Thanks Milo - let us know how it goes when you get your program!Astrochick - I replied to you over on the other forum - the IBS Audio Program helps to break that constant fear of D and thinking about it all the time - you mention you were diagnosed with "colitis" - this can be an old term used for IBS, but there is also another condition using this term - I talk about it in my reply to you in the other forum - just want to make sure he said you have IBS. IBS is when you think about it, then you get the D attacks...Take care - will wait for your reply on your other post/thread on the hypno forum. Take care.


----------



## Guest (Dec 12, 2005)

Hi thanks ArcherChick for replying to this topic, i totally agree with wat u are talking about i think a lot of people go through this.. Thinkin its in their hand and thinking about it all the time.
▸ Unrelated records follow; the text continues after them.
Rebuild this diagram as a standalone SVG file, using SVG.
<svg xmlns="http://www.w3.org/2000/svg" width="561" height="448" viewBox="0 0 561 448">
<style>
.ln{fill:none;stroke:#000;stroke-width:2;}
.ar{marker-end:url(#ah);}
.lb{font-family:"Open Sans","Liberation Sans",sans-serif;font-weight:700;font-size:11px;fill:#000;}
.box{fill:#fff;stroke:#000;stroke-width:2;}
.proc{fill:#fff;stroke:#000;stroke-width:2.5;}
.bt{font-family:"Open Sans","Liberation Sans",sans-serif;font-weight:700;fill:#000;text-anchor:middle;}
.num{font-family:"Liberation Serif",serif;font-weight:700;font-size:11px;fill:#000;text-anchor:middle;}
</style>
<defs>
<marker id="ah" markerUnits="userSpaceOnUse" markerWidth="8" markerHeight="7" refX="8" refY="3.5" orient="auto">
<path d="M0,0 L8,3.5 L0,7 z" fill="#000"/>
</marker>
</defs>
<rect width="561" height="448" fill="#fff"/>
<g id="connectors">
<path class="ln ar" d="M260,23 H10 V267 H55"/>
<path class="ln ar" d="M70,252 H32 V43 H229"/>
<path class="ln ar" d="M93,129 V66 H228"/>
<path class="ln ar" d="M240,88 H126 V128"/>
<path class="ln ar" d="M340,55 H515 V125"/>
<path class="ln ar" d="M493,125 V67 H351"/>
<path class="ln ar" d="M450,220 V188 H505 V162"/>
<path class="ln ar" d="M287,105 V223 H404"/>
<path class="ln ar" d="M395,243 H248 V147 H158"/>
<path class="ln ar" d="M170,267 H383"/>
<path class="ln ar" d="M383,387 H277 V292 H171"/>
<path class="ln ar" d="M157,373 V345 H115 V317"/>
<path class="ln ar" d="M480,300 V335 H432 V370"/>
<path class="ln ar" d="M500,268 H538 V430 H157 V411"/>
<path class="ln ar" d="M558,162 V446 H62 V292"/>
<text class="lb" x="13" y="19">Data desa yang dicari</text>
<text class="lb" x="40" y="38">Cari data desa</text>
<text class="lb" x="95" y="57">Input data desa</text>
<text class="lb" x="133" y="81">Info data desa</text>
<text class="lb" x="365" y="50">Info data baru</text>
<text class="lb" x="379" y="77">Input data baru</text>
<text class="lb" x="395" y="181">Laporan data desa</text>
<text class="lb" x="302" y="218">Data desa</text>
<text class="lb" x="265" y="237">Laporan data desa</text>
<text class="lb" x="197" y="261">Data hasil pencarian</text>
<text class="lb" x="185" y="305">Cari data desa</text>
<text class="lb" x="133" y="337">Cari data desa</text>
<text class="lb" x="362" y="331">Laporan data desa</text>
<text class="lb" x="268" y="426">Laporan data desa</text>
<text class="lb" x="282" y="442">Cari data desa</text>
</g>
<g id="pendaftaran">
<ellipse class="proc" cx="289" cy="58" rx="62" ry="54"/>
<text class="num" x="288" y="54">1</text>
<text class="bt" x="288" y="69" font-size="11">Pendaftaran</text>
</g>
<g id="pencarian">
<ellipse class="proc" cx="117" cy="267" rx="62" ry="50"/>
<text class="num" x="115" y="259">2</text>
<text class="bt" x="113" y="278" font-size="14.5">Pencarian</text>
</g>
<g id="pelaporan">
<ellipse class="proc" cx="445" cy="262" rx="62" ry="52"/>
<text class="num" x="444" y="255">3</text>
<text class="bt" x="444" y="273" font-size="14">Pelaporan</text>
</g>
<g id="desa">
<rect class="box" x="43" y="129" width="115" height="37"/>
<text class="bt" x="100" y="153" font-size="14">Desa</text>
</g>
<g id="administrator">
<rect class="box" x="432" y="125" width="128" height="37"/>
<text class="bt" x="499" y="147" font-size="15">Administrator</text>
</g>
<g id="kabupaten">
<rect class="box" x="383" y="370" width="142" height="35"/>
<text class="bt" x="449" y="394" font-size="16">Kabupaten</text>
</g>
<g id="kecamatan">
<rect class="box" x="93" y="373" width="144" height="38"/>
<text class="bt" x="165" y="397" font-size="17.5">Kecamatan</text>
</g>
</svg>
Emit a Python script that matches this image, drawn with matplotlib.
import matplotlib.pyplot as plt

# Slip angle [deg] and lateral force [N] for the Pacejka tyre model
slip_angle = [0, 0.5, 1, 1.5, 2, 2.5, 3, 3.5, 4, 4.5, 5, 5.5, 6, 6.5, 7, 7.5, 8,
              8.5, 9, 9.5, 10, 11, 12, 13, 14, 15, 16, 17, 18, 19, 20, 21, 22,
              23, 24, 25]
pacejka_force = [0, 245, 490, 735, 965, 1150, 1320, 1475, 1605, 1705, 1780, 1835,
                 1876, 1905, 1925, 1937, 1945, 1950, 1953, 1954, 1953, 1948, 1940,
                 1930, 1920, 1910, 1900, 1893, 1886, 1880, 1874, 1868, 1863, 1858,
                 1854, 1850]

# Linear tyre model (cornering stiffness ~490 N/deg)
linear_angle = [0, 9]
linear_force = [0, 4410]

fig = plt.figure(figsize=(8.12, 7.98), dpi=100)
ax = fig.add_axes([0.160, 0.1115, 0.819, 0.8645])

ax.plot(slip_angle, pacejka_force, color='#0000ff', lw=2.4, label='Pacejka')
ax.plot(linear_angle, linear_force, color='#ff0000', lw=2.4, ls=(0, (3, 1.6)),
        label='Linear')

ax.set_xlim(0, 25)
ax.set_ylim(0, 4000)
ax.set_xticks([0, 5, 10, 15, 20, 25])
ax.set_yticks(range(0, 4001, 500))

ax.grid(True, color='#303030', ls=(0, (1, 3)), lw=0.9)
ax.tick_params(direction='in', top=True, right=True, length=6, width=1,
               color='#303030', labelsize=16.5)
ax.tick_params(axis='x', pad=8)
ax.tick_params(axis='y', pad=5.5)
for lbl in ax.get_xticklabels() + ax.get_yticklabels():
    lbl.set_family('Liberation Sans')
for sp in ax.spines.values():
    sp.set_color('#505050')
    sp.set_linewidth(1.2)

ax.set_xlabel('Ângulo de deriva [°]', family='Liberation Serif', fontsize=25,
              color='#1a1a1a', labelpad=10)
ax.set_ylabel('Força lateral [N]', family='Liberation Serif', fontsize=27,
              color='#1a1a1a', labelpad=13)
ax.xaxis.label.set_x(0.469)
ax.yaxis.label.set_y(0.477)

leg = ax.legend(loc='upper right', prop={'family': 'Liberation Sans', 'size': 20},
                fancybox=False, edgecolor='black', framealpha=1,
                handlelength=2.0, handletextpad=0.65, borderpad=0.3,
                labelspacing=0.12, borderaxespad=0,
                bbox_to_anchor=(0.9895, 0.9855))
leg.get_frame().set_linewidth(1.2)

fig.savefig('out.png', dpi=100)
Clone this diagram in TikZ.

I was thinking about being hynotheraphy ... its the cost and not knowin if i will work... If u would like to email me let me know... I wish i knew ne other methods of medication or herbal remedies that would help with the D...Take CareClaire xx


----------



## 21973 (Jun 28, 2005)

Hi CLare,You have a normal reaction towards ibs. Ive been through that whole "I need to know where the bathroom is" thing and im still going through it.you just have to calm yourself down, and if your ibs is really bad, ask your doctor to prescribe you some anti-diarrheal medicine, as well as some anxiety medicine. Hope that helps


----------